In the precinct captain's office, on the second floor, the quiet evening had erupted into bedlam. The captain had gone home for the day, of course, the prisoners upstairs had been given their evening meal, the evening patrolman shift had been sent on its way, and the lieutenant in charge had been relaxing down into that slow quiet period of the day Dortmunder had been counting on. The lieutenant had been glancing through detectives' reports, in fact, looking for the dirty parts, when people started to run into his office.

The first one hadn't actually run, he'd walked. The patrolman on the switchboard it was, and he said, "Sir, the phone's gone dead."

"Oh? We'd better call the phone company to fix it pronto," the lieutenant said. He liked the word "pronto," it made him feel like Sean Connery. He reached for the phone to call the phone company, but when he held it to his ear there wasn't any sound.

He became aware of the patrolman looking at him. "Oh," he said. "Oh, yes." He put the phone back on its hook.

He was saved, momentarily, by the patrolman from the radio room, who came running in, looking bewildered, to say, "Sir, somebody's jamming our signal!"

"What?" The lieutenant had heard the words, but he hadn't comprehended their meaning.

"We can't broadcast," the patrolman said, "and we can't receive. Somebody's set up a jammer on us, I can tell, we used to have the same thing in the South Pacific."

"Something's broken," the lieutenant said. "That's all." He was worried, but he was damned if he was going to show it. "Something's just gotten broken, that's all."

There was an explosion somewhere in the building.

The lieutenant leaped to his feet. "My God! What was that?"

"An explosion, sir," the switchboard patrolman said.

There was an explosion.

"Two explosions," the radio patrolman said. "Sir."
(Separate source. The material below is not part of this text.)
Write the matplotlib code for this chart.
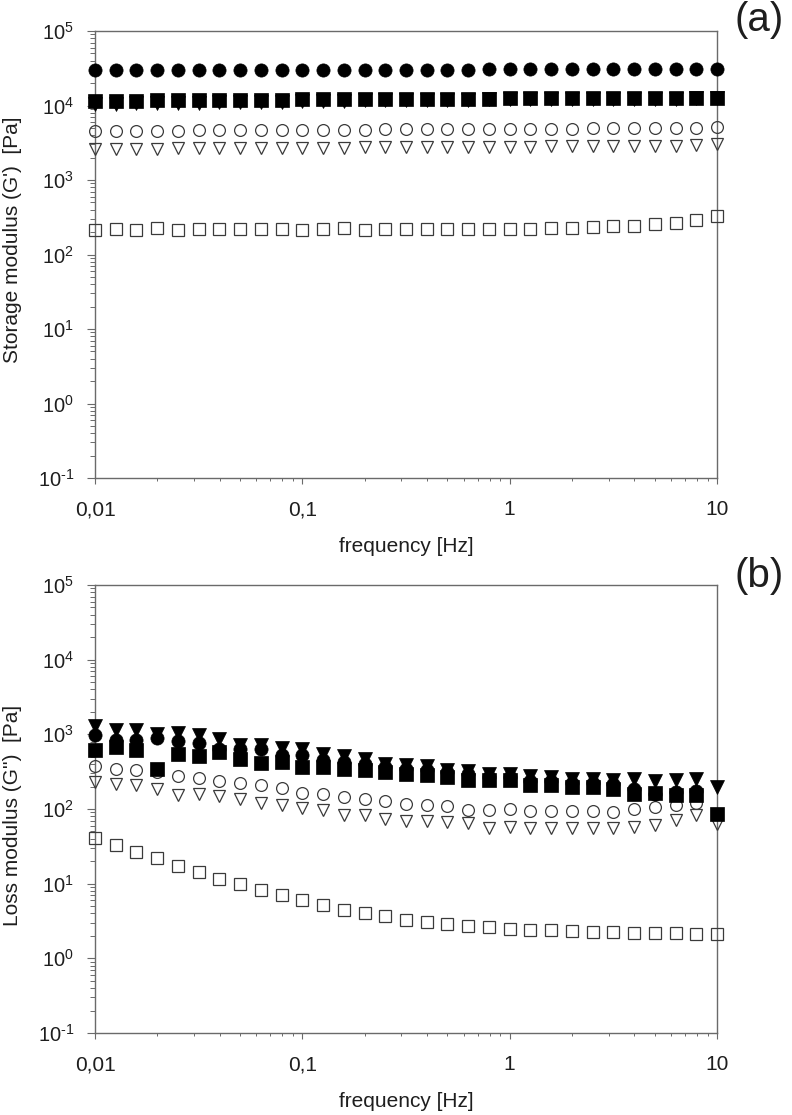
import matplotlib.pyplot as plt
from matplotlib.ticker import FixedLocator, FixedFormatter, LogLocator, NullFormatter

plt.rcParams['font.family'] = ['Liberation Sans', 'DejaVu Sans']
plt.rcParams['mathtext.fontset'] = 'custom'
plt.rcParams['mathtext.rm'] = 'Liberation Sans'
plt.rcParams['mathtext.it'] = 'Liberation Sans'

# frequency sweep, 10 points per decade
freq = [0.01, 0.0126, 0.0158, 0.02, 0.0251, 0.0316, 0.0398, 0.0501, 0.0631, 0.0794,
        0.1, 0.126, 0.158, 0.2, 0.251, 0.316, 0.398, 0.501, 0.631, 0.794,
        1, 1.26, 1.58, 2, 2.51, 3.16, 3.98, 5.01, 6.31, 7.94, 10]

# (a) storage modulus G' [Pa]
g1_circle_filled = [29800, 29900, 30000, 29900, 30000, 30000, 30100, 30000, 30100, 30100,
                    30200, 30200, 30200, 30300, 30300, 30300, 30400, 30400, 30400, 30500,
                    30500, 30500, 30600, 30600, 30700, 30700, 30800, 30800, 30900, 31000, 31000]
g1_square_filled = [11400, 11500, 11600, 11800, 11700, 11800, 11900, 12000, 12000, 12000,
                    12100, 12200, 12200, 12200, 12300, 12300, 12300, 12400, 12400, 12400,
                    12500, 12500, 12500, 12600, 12600, 12600, 12700, 12700, 12700, 12800, 12800]
g1_tri_filled = [10600, 10600, 10700, 10900, 10800, 10900, 11000, 11200, 11200, 11300,
                 11400, 11500, 11600, 11700, 11800, 11800, 11900, 12000, 12000, 12100,
                 12200, 12200, 12200, 12300, 12300, 12300, 12400, 12400, 12400, 12500, 12500]
g1_circle_open = [4550, 4550, 4600, 4600, 4600, 4620, 4650, 4650, 4680, 4700,
                  4700, 4720, 4750, 4750, 4770, 4780, 4800, 4800, 4820, 4850,
                  4850, 4870, 4880, 4900, 4920, 4940, 4960, 4980, 5000, 5050, 5150]
g1_tri_open = [2600, 2620, 2620, 2640, 2650, 2660, 2660, 2680, 2690, 2700,
               2710, 2720, 2730, 2740, 2750, 2750, 2760, 2770, 2780, 2790,
               2800, 2810, 2820, 2830, 2840, 2850, 2860, 2880, 2900, 2920, 3000]
g1_square_open = [215, 222, 214, 224, 212, 218, 219, 219, 222, 217,
                  216, 222, 226, 215, 220, 218, 222, 219, 222, 221,
                  220, 222, 224, 228, 232, 238, 245, 255, 268, 288, 330]

# (b) loss modulus G'' [Pa]
g2_tri_filled = [1290, 1130, 1130, 1020, 1030, 970, 875, 713, 713, 665,
                 645, 550, 513, 472, 405, 385, 373, 337, 323, 298,
                 298, 274, 268, 255, 254, 247, 250, 240, 245, 255, 197]
g2_circle_filled = [970, 830, 830, 893, 806, 765, 645, 645, 630, 523,
                    523, 450, 426, 405, 365, 347, 330, 313, 295, 268,
                    265, 240, 235, 225, 222, 215, 188, 160, 167, 173]
g2_square_filled = [624, 676, 610, 347, 551, 513, 579, 472, 413, 422,
                    365, 365, 347, 330, 313, 290, 288, 265, 247, 241,
                    241, 207, 207, 197, 197, 188, 160, 165, 153, 153, 87]
g2_circle_open = [373, 347, 337, 313, 277, 260, 235, 223, 207, 191,
                  166, 160, 145, 135, 127, 116, 112, 110, 98, 98,
                  101, 93, 93, 93, 93, 91, 99, 107, 112, 121]
g2_tri_open = [230, 214, 207, 188, 153, 158, 148, 138, 121, 114,
               104, 96, 84, 82, 74, 70, 69, 66, 65, 55,
               57, 55, 55, 55, 55, 55, 58, 62, 71, 82, 63]
g2_square_open = [40.9, 32.6, 26.6, 22.1, 17.4, 14.3, 11.7, 9.9, 8.1, 6.97,
                  5.98, 5.13, 4.5, 4.05, 3.66, 3.3, 3.07, 2.91, 2.74, 2.6,
                  2.5, 2.42, 2.38, 2.3, 2.25, 2.22, 2.18, 2.18, 2.17, 2.14, 2.14]

y_ticks = [0.1, 1, 10, 100, 1000, 10000, 100000]
y_tick_labels = [r'$10^{\text{-}1}$', '$10^{0}$', '$10^{1}$', '$10^{2}$',
                 '$10^{3}$', '$10^{4}$', '$10^{5}$']
x_ticks = [0.01, 0.1, 1, 10]
x_tick_labels = ['0,01', '0,1', '1', '10']

GRAY = '#6a6a6a'
EDGE = '#3a3a3a'
TXT = '#1e1e1e'


def open_pts(ax, x, y, marker, ms):
    ax.plot(x[:len(y)], y, linestyle='none', marker=marker, ms=ms, mfc='none',
            mec=EDGE, mew=0.9, clip_on=False, zorder=3)


def filled_pts(ax, x, y, marker, ms):
    ax.plot(x[:len(y)], y, linestyle='none', marker=marker, ms=ms, mfc='black',
            mec='black', mew=0.5, clip_on=False, zorder=4)


def style(ax):
    ax.set_xscale('log')
    ax.set_yscale('log')
    ax.set_xlim(0.01, 10)
    ax.set_ylim(0.1, 1e5)
    for sp in ax.spines.values():
        sp.set_color(GRAY)
        sp.set_linewidth(1.0)
    ax.xaxis.set_major_locator(FixedLocator(x_ticks))
    ax.xaxis.set_major_formatter(FixedFormatter(x_tick_labels))
    ax.xaxis.set_minor_locator(LogLocator(base=10, subs=range(2, 10), numticks=20))
    ax.xaxis.set_minor_formatter(NullFormatter())
    ax.yaxis.set_major_locator(FixedLocator(y_ticks))
    ax.yaxis.set_major_formatter(FixedFormatter(y_tick_labels))
    ax.yaxis.set_minor_locator(LogLocator(base=10, subs=range(2, 10), numticks=20))
    ax.yaxis.set_minor_formatter(NullFormatter())
    ax.tick_params(axis='x', which='major', direction='out', length=4, width=0.8,
                   color=GRAY, labelsize=15, labelcolor=TXT, pad=12)
    ax.tick_params(axis='x', which='minor', direction='out', length=2.5, width=0.7, color=GRAY)
    ax.tick_params(axis='y', which='major', direction='out', length=6, width=0.8,
                   color=GRAY, labelsize=14.5, labelcolor=TXT, pad=9)
    ax.tick_params(axis='y', which='minor', direction='out', length=3.5, width=0.7, color=GRAY)
    ax.set_xlabel('frequency [Hz]', fontsize=15, labelpad=13, color=TXT)


fig = plt.figure(figsize=(7.92, 11.15), dpi=100)
ax1 = fig.add_axes([95 / 792, 1 - 478 / 1115, 622 / 792, 447 / 1115])
ax2 = fig.add_axes([95 / 792, 1 - 1033 / 1115, 622 / 792, 448 / 1115])

# panel (a)
open_pts(ax1, freq, g1_square_open, 's', 8)
open_pts(ax1, freq, g1_tri_open, 'v', 9)
open_pts(ax1, freq, g1_circle_open, 'o', 8.5)
filled_pts(ax1, freq, g1_tri_filled, 'v', 9.5)
filled_pts(ax1, freq, g1_square_filled, 's', 9.5)
filled_pts(ax1, freq, g1_circle_filled, 'o', 9.5)
style(ax1)

# panel (b)
open_pts(ax2, freq, g2_square_open, 's', 8)
open_pts(ax2, freq, g2_tri_open, 'v', 9)
open_pts(ax2, freq, g2_circle_open, 'o', 8.5)
filled_pts(ax2, freq, g2_square_filled, 's', 9.5)
filled_pts(ax2, freq, g2_circle_filled, 'o', 9.5)
filled_pts(ax2, freq, g2_tri_filled, 'v', 9.5)
style(ax2)

fig.text(13 / 792, 1 - 240 / 1115, "Storage modulus (G')  [Pa]", rotation=90,
         ha='center', va='center', fontsize=15, color=TXT)
fig.text(13 / 792, 1 - 815 / 1115, "Loss modulus (G'')  [Pa]", rotation=90,
         ha='center', va='center', fontsize=15, color=TXT)

fig.text(759 / 792, 1 - 20 / 1115, '(a)', ha='center', va='center', fontsize=29, color=TXT)
fig.text(759 / 792, 1 - 576 / 1115, '(b)', ha='center', va='center', fontsize=29, color=TXT)

fig.savefig('out.png', dpi=100)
There was a third explosion.

A patrolman ran in, shouting, "Bombs! In the street!"

The lieutenant took a quick step to the right, and then a quick step to the left. "Revolution," he babbled. "It's a revolution. They always go for the police stations first."

Another patrolman ran in, shouting, "Tear gas in the stairwell, sir! And somebody's blown up the stairs between the fourth and fifth floors!"
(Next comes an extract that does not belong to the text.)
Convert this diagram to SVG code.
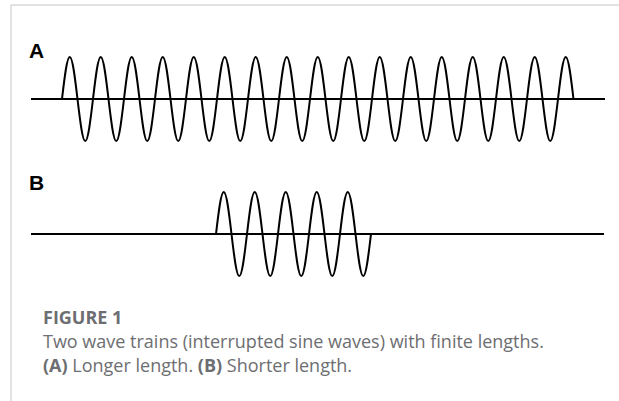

"Mobilize!" screamed the lieutenant. "Call the Governor! Call the Mayor!" He snatched up the phone. "Hello, hello! Emergency!"

Another patrolman ran in, shouting, "Sir, there's a fire in the street!"

"A what? A what?"

"A bomb hit a parked car. It's burning out there."

"Bombs? Bombs?" The lieutenant looked at the phone he was still holding, then flung it away as though it had grown teeth. "Break out the riot guns!" he shouted. "Get all personnel in the building to the first floor, on the double! I want a volunteer to carry a message through the enemy lines!"

"A message, sir? To whom?"

"To the phone company, who else? I've got to call the captain!"

Upstairs in the detention block, Kelp was using the handcuffs to lock cops' wrists behind their backs and the lengths of white cloth to gag them. Chefwick, having taken the keys to the cells from the desk, was unlocking the second cell on the right. Dortmunder and Greenwood were keeping alert, machine guns at the ready, and the clamor from all the other cells had increased to near pandemonium.

Inside the cell Chefwick was opening, staring out at them all with the blank astonished delight of someone whose most outlandish wish-fulfillment fantasy has just come true, was a short, wiry, bearded, dirty old man in a black raincoat, brown trousers, and gray sneakers. His hair was long and shaggy and gray, and so was his beard.